Join the Conversation

  • jiujitsubuddah

    I guess the thinking is that a man would only do his own laundry, instead of his wife, ‘cuz ya know, that’s what wives are for, if he has to hide something from her. Ugh! Seriously, home product ads haven’t changed at all since the 50s.

  • Emma

    It’s just a joke, and a funny joke at that. It doesn’t say, “Your husband is a man, he’s a cheater.” That would be sexist. It’s saying, “Look, there’s a stereotype that ad executives have always been partial to alcohol and sex. There are some guys out there who fit the stereotype of ad execs with a wondering eye, and when they wind up with lipstick on their collars, they turn to our product.”

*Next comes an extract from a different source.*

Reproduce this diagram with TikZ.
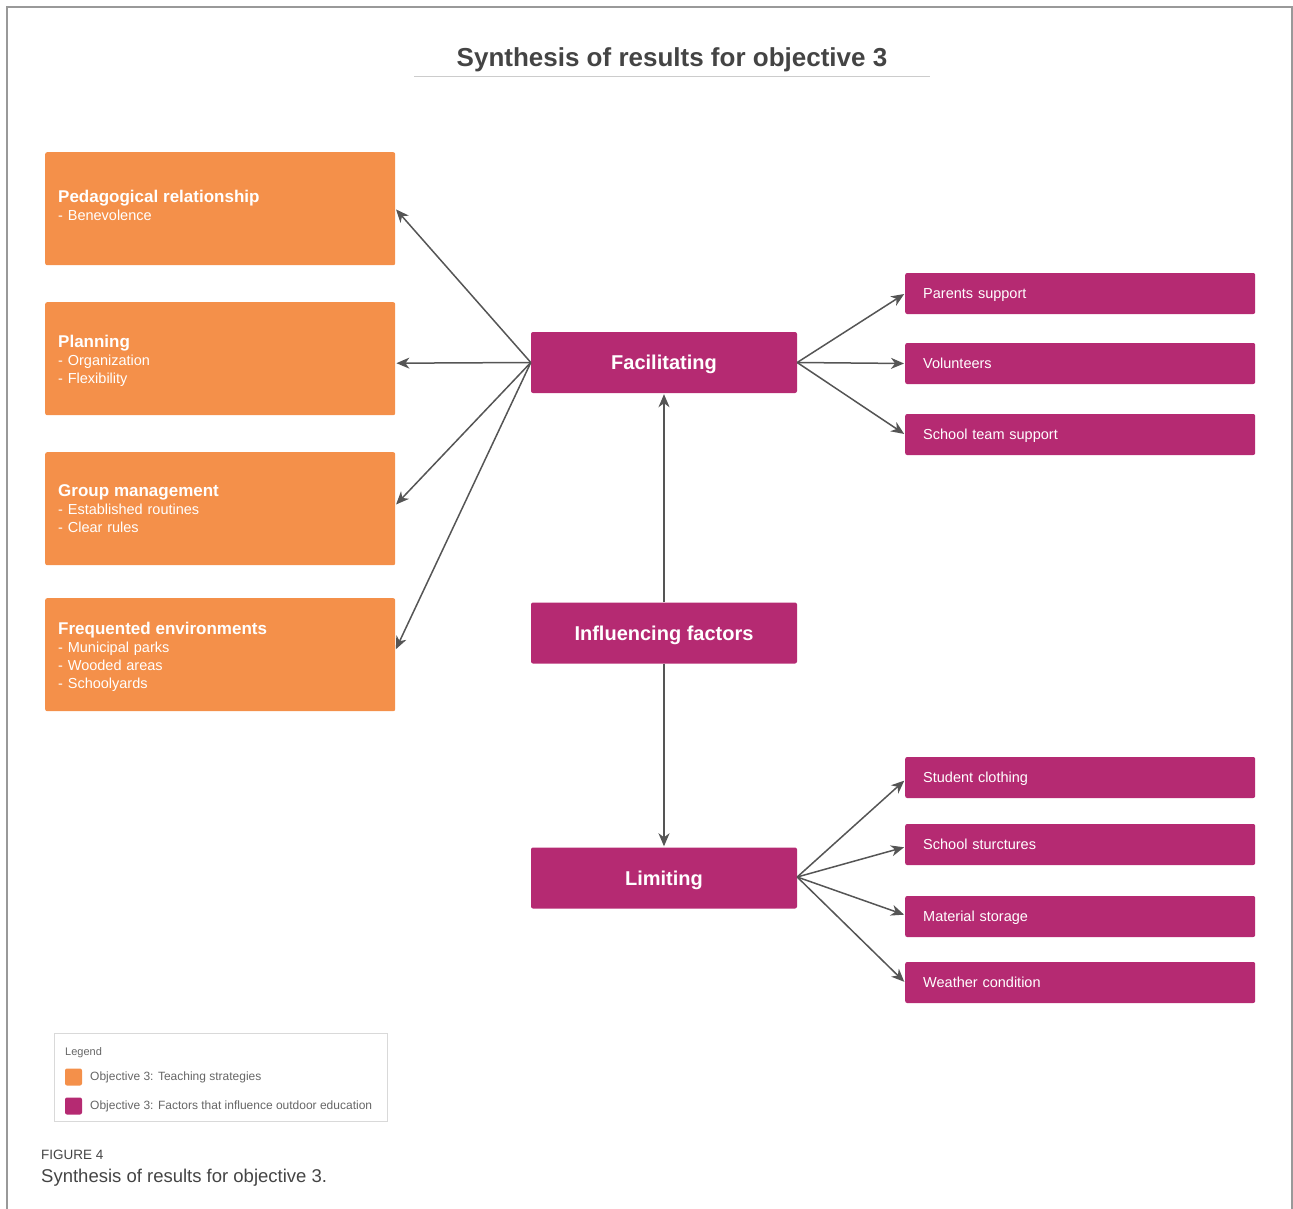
\documentclass[tikz,border=0pt]{standalone}
\usepackage{fontspec}
\setmainfont{Liberation Sans}
\usetikzlibrary{arrows.meta}
\definecolor{orng}{HTML}{F4904A}
\definecolor{mgnt}{HTML}{B52A72}
\definecolor{arr}{HTML}{555555}
\definecolor{ttl}{HTML}{444444}
\begin{document}
\begin{tikzpicture}[x=1pt,y=-1pt,
  obox/.style={fill=orng, rounded corners=2pt, minimum height=113pt, minimum width=350pt, inner sep=0pt, anchor=north west},
  otext/.style={text width=324pt, inner sep=0pt, align=left, text=white, anchor=west, font=\fontsize{14.5}{18}\selectfont},
  cbox/.style={fill=mgnt, rounded corners=2pt, minimum width=266pt, minimum height=61pt, text=white, text height=14.4pt, text depth=0pt, font=\bfseries\fontsize{20}{24}\selectfont},
  rbox/.style={fill=mgnt, rounded corners=2pt, minimum height=41pt, text width=314pt, inner xsep=18pt, align=left, text=white, anchor=west, text height=10.4pt, text depth=0pt, font=\fontsize{14.5}{17}\selectfont},
  con/.style={draw=arr, line width=1.5pt, -{Stealth[length=13pt,width=11pt,inset=4pt]}, shorten >=1pt}
]
\useasboundingbox (0,0) rectangle (1293,1209);
% frame
\draw[draw=black!40, line width=1.5pt] (7,1209) -- (7,7) -- (1292,7) -- (1292,1209);
% title
\node[font=\bfseries\fontsize{26}{30}\selectfont, text=ttl, text height=18.7pt, text depth=0pt] (title) at (672,57) {Synthesis of results for objective 3};
\draw[draw=black!20, line width=1pt] (414,77) -- (930,77);

% orange boxes
\node[obox] (pr) at (45,152) {};
\node[obox] (pl) at (45,302) {};
\node[obox] (gm) at (45,452) {};
\node[obox] (fe) at (45,598) {};
\node[otext, yshift=3pt] (prt) at ([xshift=13pt]pr.west) {{\bfseries\fontsize{17}{19}\selectfont Pedagogical relationship}\\- Benevolence};
\node[otext, yshift=-2.5pt] (plt) at ([xshift=13pt]pl.west) {{\bfseries\fontsize{17}{19}\selectfont Planning}\\- Organization\\- Flexibility};
\node[otext] (gmt) at ([xshift=13pt]gm.west) {{\bfseries\fontsize{17}{19}\selectfont Group management}\\- Established routines\\- Clear rules};
\node[otext, yshift=-2.5pt] (fet) at ([xshift=13pt]fe.west) {{\bfseries\fontsize{17}{19}\selectfont Frequented environments}\\- Municipal parks\\- Wooded areas\\- Schoolyards};

% central boxes
\node[cbox] (fac) at (664,362.5) {Facilitating};
\node[cbox] (inf) at (664,633) {Influencing factors};
\node[cbox] (lim) at (664,878) {Limiting};

% right boxes
\node[rbox] (ps) at (905,293.5) {Parents support};
\node[rbox] (vo) at (905,363.5) {Volunteers};
\node[rbox] (st) at (905,434.5) {School team support};
\node[rbox] (sc) at (905,777.5) {Student clothing};
\node[rbox] (ss) at (905,844.5) {School sturctures};
\node[rbox] (ms) at (905,916.5) {Material storage};
\node[rbox] (wc) at (905,982.5) {Weather condition};

% connectors
\draw[con] (fac.west) -- (pr.east);
\draw[con] (fac.west) -- ([yshift=-4.5pt]pl.east);
\draw[con] (fac.west) -- ([yshift=3.5pt]gm.east);
\draw[con] (fac.west) -- ([yshift=4.5pt]fe.east);
\draw[con] (fac.east) -- (ps.west);
\draw[con] (fac.east) -- (vo.west);
\draw[con] (fac.east) -- (st.west);
\draw[con] (inf.north) -- (fac.south);
\draw[con] (inf.south) -- (lim.north);
\draw[con] ([yshift=1pt]lim.east) -- ([yshift=-2.5pt]sc.west);
\draw[con] ([yshift=1pt]lim.east) -- ([yshift=-2.5pt]ss.west);
\draw[con] ([yshift=1pt]lim.east) -- ([yshift=1.5pt]ms.west);
\draw[con] ([yshift=1pt]lim.east) -- (wc.west);

% legend
\node[draw=black!15, line width=1pt, minimum width=333pt, minimum height=88pt, anchor=north west, inner sep=0pt] (leg) at (54,1033) {};
\node[anchor=west, font=\fontsize{11}{13}\selectfont, text=black!60, inner sep=0pt] (legt) at (65,1053) {Legend};
\node[fill=orng, rounded corners=2pt, minimum size=17pt, inner sep=0pt] (sw1) at (73.5,1077) {};
\node[fill=mgnt, rounded corners=2pt, minimum size=17pt, inner sep=0pt] (sw2) at (73.5,1106) {};
\node[anchor=west, font=\fontsize{12}{14}\selectfont, text=black!60, inner sep=0pt] (l1) at (90,1077) {Objective 3: Teaching strategies};
\node[anchor=west, font=\fontsize{12}{14}\selectfont, text=black!60, inner sep=0pt] (l2) at (90,1106) {Objective 3: Factors that influence outdoor education};

% caption
\node[anchor=west, font=\fontsize{13.5}{15}\selectfont, text=ttl, inner sep=0pt] (fig) at (41,1155) {FIGURE 4};
\node[anchor=west, font=\fontsize{18.5}{21}\selectfont, text=ttl, inner sep=0pt] (cap) at (41,1178) {Synthesis of results for objective 3.};
\end{tikzpicture}
\end{document}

    Besides which, ad executives are notorious for their decadent lifestyles, at least they were in the 50s and 60s:

    • jiujitsubuddah

      I think the “it’s just a joke” response to sexist, racist, homophobic, etc., things is old and does not really make it okay or any less sexist, racist, homophobic, etc. Are ads showing women scrubbing kitchen floors on their hands and knees with a big smile, with big bold letters about a “woman’s place”, somehow “funny” because it’s a stereotype about women? I don’t think so. And neither is this.

  • Sean Roberts

    Apart from apparent moral outrage about glorifying “cheating” I really don’t understand the criticism of this ad. It airs during Mad Men quite intentionally because it is playing on the stereotypes concerning ad men that the show explores. I am not trying to say “this is a joke and therefore should not be analyzed” but rather I’m legitimately confused about how this particular joke is offensive (from a feminist vantage point) simply by calling attention in a humorous way to the supposed philandering of business men in the 50s and 60s.

    • Hillary

      I agree with the point that it’s an ad targeted to play during a show where there’s a philandering ad exec (well, several) as a main character. it’s meta.

      and yeah, hopefully someday there will be home cleaning product ads that aren’t problematic- but I won’t hold my breath…

  • z

    This was posted during Mad Men? I don’t watch the show. But, based on this description from wikipedia- “The show presents a subculture in which men who are engaged or married frequently enter sexual relationships with other women,” couldn’t Clorox have been trying to target a specific audience? Not necessarily men, but perhaps they thought if people enjoyed watching a show involving infidelity then they would find this commercial funny? I don’t know their intention, but if it’s this explanation then I really don’t find it offensive.

    • Heather

      “Not necessarily men, but perhaps they thought if people enjoyed watching a show involving infidelity then they would find this commercial funny?” I would just say that, if that were the line of logic (and I don’t disagree that it sounds credible), I think they cast off the mark on that line between humorous and over-the-line (though maybe not by much.) I think it’s in bad taste, and rather offensive.

      However, as a conscious non-consumer of most television in general, pretty much for this very reason, I know that I am not a good judge of how the average american consumer would read this ad.